Near where the fire started Monday afternoon on the south flank, residents along Devonshire Place were asked to evacuate at 5:15 p.m.
"We haven't directly seen the flames, but we could sense it was getting closer," said Leanne Wood, just before the command to evacuate came. "As long as the flag in the backyard is moving north we're OK. It's been kind of an unnerving day; everybody was on their roofs watching and keeping an eye on things."
She said emergency service personnel told residents to be ready to go around 4 p.m. "We all have our cars loaded up and ready to go," Wood said.

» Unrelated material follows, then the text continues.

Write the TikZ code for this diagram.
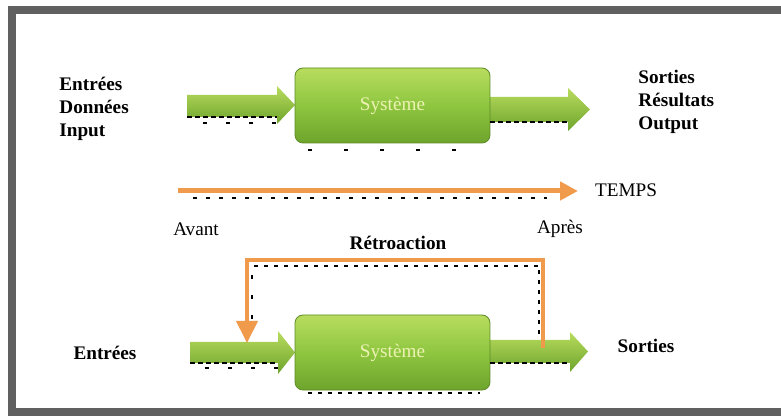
\documentclass[tikz,border=0pt]{standalone}
\usepackage{fontspec}
\setmainfont{Liberation Serif}
\usetikzlibrary{arrows.meta}
\definecolor{framegray}{HTML}{606060}
\definecolor{boxlight}{HTML}{B8DC5E}
\definecolor{boxmid}{HTML}{8EC640}
\definecolor{boxdark}{HTML}{6EA42C}
\definecolor{timeorange}{HTML}{F09A4C}
\definecolor{systext}{HTML}{EEF2B4}

\begin{document}
\begin{tikzpicture}[x=0.5pt,y=-0.5pt,
  every node/.style={font=\fontsize{9.6}{11.5}\selectfont, inner sep=0pt},
  lbl/.style={font=\fontsize{9.6}{11.5}\selectfont\bfseries, align=left},
  sysbox/.style={rounded corners=4pt, top color=boxlight, bottom color=boxdark, middle color=boxmid,
    draw=boxdark!85!black, line width=0.4pt, minimum width=97.5pt, minimum height=37.5pt, text=systext},
  fatarrow/.style={top color=boxlight, bottom color=boxdark},
  edgedash/.style={black, line width=0.7pt, dash pattern=on 2.5pt off 1.5pt},
  marks/.style={black, line width=1.2pt},
  timeline/.style={timeorange, line width=2.5pt, -{Triangle[width=9pt,length=9pt]}},
  loopline/.style={timeorange, line width=2pt, -{Triangle[width=10.5pt,length=11pt]}}]
  \useasboundingbox (0,0) rectangle (781,416);
  % frame
  \begin{scope}
    \clip (0,0) rectangle (781,416);
    \draw[framegray, line width=4pt] (12,10) rectangle (800,412);
  \end{scope}
  % system 1
  \shade[fatarrow] (187,95) -- (277,95) -- (277,86) -- (295,105) -- (277,124) -- (277,117) -- (187,117) -- cycle;
  \shade[fatarrow] (490,97) -- (568,97) -- (568,88) -- (590,109.5) -- (568,131) -- (568,122) -- (490,122) -- cycle;
  \node[sysbox] (sys1) at (392.5,105.5) {Système};
  \draw[edgedash] (187,117) -- (277,117);
  \draw[edgedash] (490,122) -- (568,122);
  \draw[marks, dash pattern=on 2pt off 9.5pt] (203,123) -- (285,123);
  \draw[marks, dash pattern=on 2pt off 16pt] (308,150) -- (460,150);
  \node[lbl, anchor=west] (inlbl) at (59,108.5) {Entrées\\Données\\Input};
  \node[lbl, anchor=west] (outlbl) at (638,101.5) {Sorties\\Résultats\\Output};
  % time line
  \coordinate (t0) at (178,191);
  \coordinate (t1) at (578,191);
  \draw[timeline] (t0) -- (t1);
  \draw[marks, dash pattern=on 2pt off 4.5pt] (193,198) -- (547,198);
  \node (temps) at (626,190) {TEMPS};
  \node (avant) at (196,229) {Avant};
  \node (apres) at (560,229) {Après};
  % system 2 with feedback
  \shade[fatarrow] (190,342) -- (278,342) -- (278,331) -- (295,352.5) -- (278,374) -- (278,363) -- (190,363) -- cycle;
  \shade[fatarrow] (490,340) -- (570,340) -- (570,332) -- (588,351.5) -- (570,372) -- (570,363) -- (490,363) -- cycle;
  \node[sysbox] (sys2) at (392.5,352.5) {Système};
  \draw[edgedash] (190,363) -- (278,363);
  \draw[edgedash] (490,363) -- (570,363);
  \draw[marks, dash pattern=on 2pt off 9.5pt] (205,368) -- (285,368);
  \draw[marks, dash pattern=on 2pt off 3pt] (308,393) -- (480,393);
  \coordinate (fbout) at (543,348);
  \coordinate (fbin) at (247,343);
  \draw[loopline] (fbout) -- (543,260) -| (fbin);
  \draw[marks, dash pattern=on 2pt off 3pt] (254,266) -- (538,266) (539,270) -- (539,335);
  \draw[marks, dash pattern=on 2pt off 8pt] (252,275) -- (252,330);
  \node[lbl] (retro) at (398,243) {Rétroaction};
  \node[lbl] (in2lbl) at (105,353) {Entrées};
  \node[lbl] (out2lbl) at (646,346) {Sorties};
\end{tikzpicture}
\end{document}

University of Oregon student Julianne Stevens was at her boyfriend's home on Manzanita Heights Drive in Roxy Ann Heights as smoke first started appearing from the south.
"At first, everything was fine. We were primarily seeing white smoke," Stevens said. "Then the smoke started getting dark. Nobody panicked, we just started spraying things down. Then within the last hour (about 3:45 p.m.) it started getting really dark and hot. We started spraying down the roof with hoses and put the four dogs inside; the smoke was getting really thick."

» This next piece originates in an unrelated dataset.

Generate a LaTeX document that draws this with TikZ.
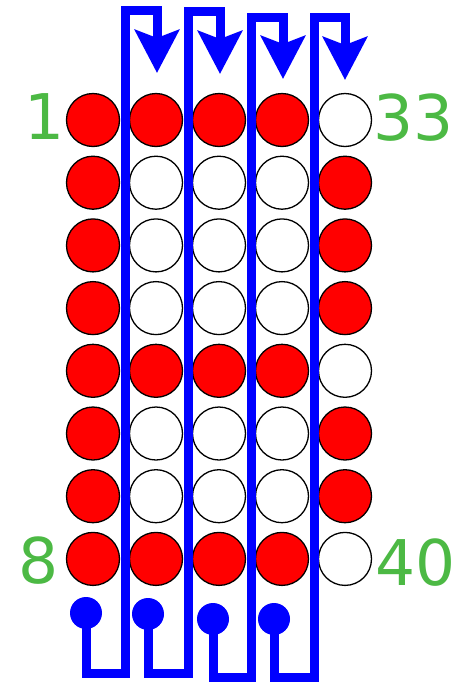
\documentclass[tikz,border=0pt]{standalone}
\usepackage{fontspec}
\setmainfont{DejaVu Sans}
\usepackage{xcolor}
\usepackage{tikz}
\usetikzlibrary{positioning, arrows.meta}

\definecolor{numgreen}{RGB}{76,185,68}

\begin{document}
\begin{tikzpicture}[
    x=1pt, y=-1pt,
    bead/.style={circle, draw=black, line width=1.3pt, minimum size=53pt, inner sep=0pt},
    dot/.style={circle, fill=blue, minimum size=32pt, inner sep=0pt},
    wire/.style={draw=blue, line width=9pt, -{Stealth[length=43pt, width=44pt, inset=8pt]}},
    lbl/.style={text=numgreen, font=\fontsize{63}{63}\selectfont, anchor=base, inner sep=0pt}
]
\useasboundingbox (0,0) rectangle (457,683);

% beads, row by row
\foreach \row/\pat in {1/{red,red,red,red,white}, 2/{red,white,white,white,red},
                       3/{red,white,white,white,red}, 4/{red,white,white,white,red},
                       5/{red,red,red,red,white}, 6/{red,white,white,white,red},
                       7/{red,white,white,white,red}, 8/{red,red,red,red,white}}
  \foreach \c [count=\col] in \pat
    \node[bead, fill=\c] (c-\row-\col) at ({93+63*(\col-1)}, {120+62.7*(\row-1)}) {};

\node[lbl] (n1) at (45,139) {1};
\node[lbl] (n33) at (414,140) {33};
\node[lbl] (n8) at (39,583) {8};
\node[lbl] (n40) at (416,585) {40};

% blue feeds
\node[dot] (d1) at (86,613) {};
\node[dot] (d2) at (148,614) {};
\node[dot] (d3) at (213,619) {};
\node[dot] (d4) at (274,619) {};
\coordinate (t1) at (157,73);
\coordinate (t2) at (220,74);
\coordinate (t3) at (283,79);
\coordinate (t4) at (345,80);

\draw[wire] (d1.center) |- (125,673) -- (125,10) -| (t1);
\draw[wire] (d2.center) |- (188,673) -- (188,11) -| (t2);
\draw[wire] (d3.center) |- (251,677) -- (251,17) -| (t3);
\draw[wire] (d4.center) |- (314,677) -- (314,17) -| (t4);

\end{tikzpicture}
\end{document}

Stevens said there were about 11 people present when Dewey Wilson, the homeowner, decided it was time to gather up family pictures. "We've experienced lightning storms and all these different kinds of experiences up here, but this is so different," Stevens said.
She said flames were within 150 yards and closing in on neighbor Robert Jensen's house about 100 yards downhill.
"When the wind came up it was the height of panic and scary and blowing right at us," Stevens said. "When Mr. Wilson said 'Grab the family photos,' I knew this is real. Everyone pulled together. It's nice to see everyone pulling together for the same cause to save houses; we know what it means to those people."
She said she passed emergency vehicles on the way down the hill, but wasn't paying much attention to what residents were doing.
"To be honest, we weren't paying attention," Stevens said. "It was the most panicking, adrenaline-pumping situation I've ever been in."
As smoke billowed over the ridge, Dry Creek Road resident Randy Struckmeier fired up three Rainbird sprinklers on his acre-plus parcel.
"We've got all our valuables ready to go — we could be out of here in five minutes," he said, noting the fire was three to four miles distant just before 5 p.m. Monday.
But an hour later the fire was half that distance away from their home, he reported.
"We're watching it inch closer," he said. "The police have been by, told us we should be ready to leave. We've moved the car up and filled it with our prize possessions."
Before the police arrived, he and his wife, Alice, had gathered their important documents and family photographs — all their children are away at college — and prepared for the worst.
"In addition to the sprinklers, we have a 10,000-gallon pool we could pump out of if we need it," he said, adding that a neighbor has a large holding tank that can be used if harm comes their way.
The neighbors are working together, he said, although adding it has been roughly a dozen years since the area was threatened by a wildfire.
"We'll be ready if it comes," he said.